Recursive splicing (RS) is a splicing mechanism to remove long introns from messenger RNA precursors of long genes. Compared to the hundreds of RS events identified in humans and drosophila, only ten RS events have been reported in mice. To further investigate RS in mice, we analyzed RS in the mouse brain, a tissue that is enriched in the expression of long genes. We found that nuclear total RNA sequencing is an efficient approach to investigate RS events. We analyzed 1.15 billion uniquely mapped reads from the nuclear total RNA sequencing data in the mouse cerebral cortex. Unexpectedly, we only identified 20 RS sites, suggesting that RS is a rare event in the mouse brain. We also identified that RS is constitutive between excitatory and inhibitory neurons and between sexes in the mouse cerebral cortex. In addition, we found that the primary sequence context is associated with RS splicing intermediates and distinguishes RS AGGT site from non-RS AGGT sites, indicating the importance of the primary sequence context in RS sites. Moreover, we discovered that cryptic exons may use an RS-like mechanism for splicing. Overall, we provide novel findings about RS in long genes in the mouse brain.

Spatial, temporal, and cell-type-specific expression profiles of genes encoding heparan sulfate biosynthesis enzymes and proteoglycan core proteins

Heparan sulfate (HS) is a linear polysaccharide found in almost all animal cells and plays an important role in various biological processes. HS functions mainly via covalently binding to core proteins to form HS proteoglycans (HSPGs), which are heterogeneous in the lengths of the HS chain, the modifications on HS, and the core proteins. The molecular mechanisms underlying HSPG heterogeneity, although widely studied, are not yet fully defined. The expression profiles of HS biosynthesis enzymes and HSPG core proteins likely contribute to the HSPG heterogeneity, but these expression profiles remain poorly characterized. To investigate the expression profiles of genes encoding HS biosynthesis enzymes and HSPG core proteins, we systematically integrated the publicly available RNA sequencing data in mice. To reveal the spatial expression of these genes, we analyzed their expression in 21 mouse tissues. To reveal the temporal expression of these genes, we analyzed their expression at 17 time points during the mouse forebrain development. To determine the cell-type-specific expression of these genes, we obtained their expression profiles in 23 cell types in the mouse cerebral cortex by integrating single nucleus RNA sequencing data. Our findings demonstrate the spatial, temporal, and cell-type-specific expression of genes encoding HS biosynthesis enzymes and HSPG core proteins and represent a valuable resource to the HS research community.

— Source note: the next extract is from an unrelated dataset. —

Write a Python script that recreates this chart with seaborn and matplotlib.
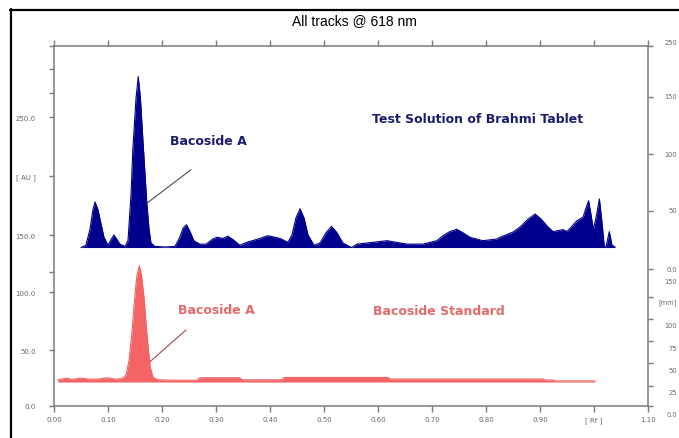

Long genes linked to autism spectrum disorders harbor broad enhancer-like chromatin domains

Genetic variants associated with autism spectrum disorders (ASDs) are enriched in genes encoding synaptic proteins and chromatin regulators. Although the role of synaptic proteins in ASDs is widely studied, the mechanism by which chromatin regulators contribute to ASD risk remains poorly understood. Upon profiling and analyzing the transcriptional and epigenomic features of genes expressed in the cortex, we uncovered a unique set of long genes that contain broad enhancer-like chromatin domains (BELDs) spanning across their entire gene bodies. Analyses of these BELD genes show that they are highly transcribed with frequent RNA polymerase II (Pol II) initiation and low Pol II pausing, and they exhibit frequent chromatin-chromatin interactions within their gene bodies. These BELD features are conserved from rodents to humans, are enriched in genes involved in synaptic function, and appear post-natally concomitant with synapse development. Importantly, we find that BELD genes are highly implicated in neurodevelopmental disorders, particularly ASDs, and that their expression is preferentially down-regulated in individuals with idiopathic autism. Finally, we find that the transcription of BELD genes is particularly sensitive to alternations in ASD-associated chromatin regulators. These findings suggest that the epigenomic regulation of BELD genes is important for post-natal cortical development and lend support to a model by which mutations in chromatin regulators causally contribute to ASDs by preferentially impairing BELD gene transcription.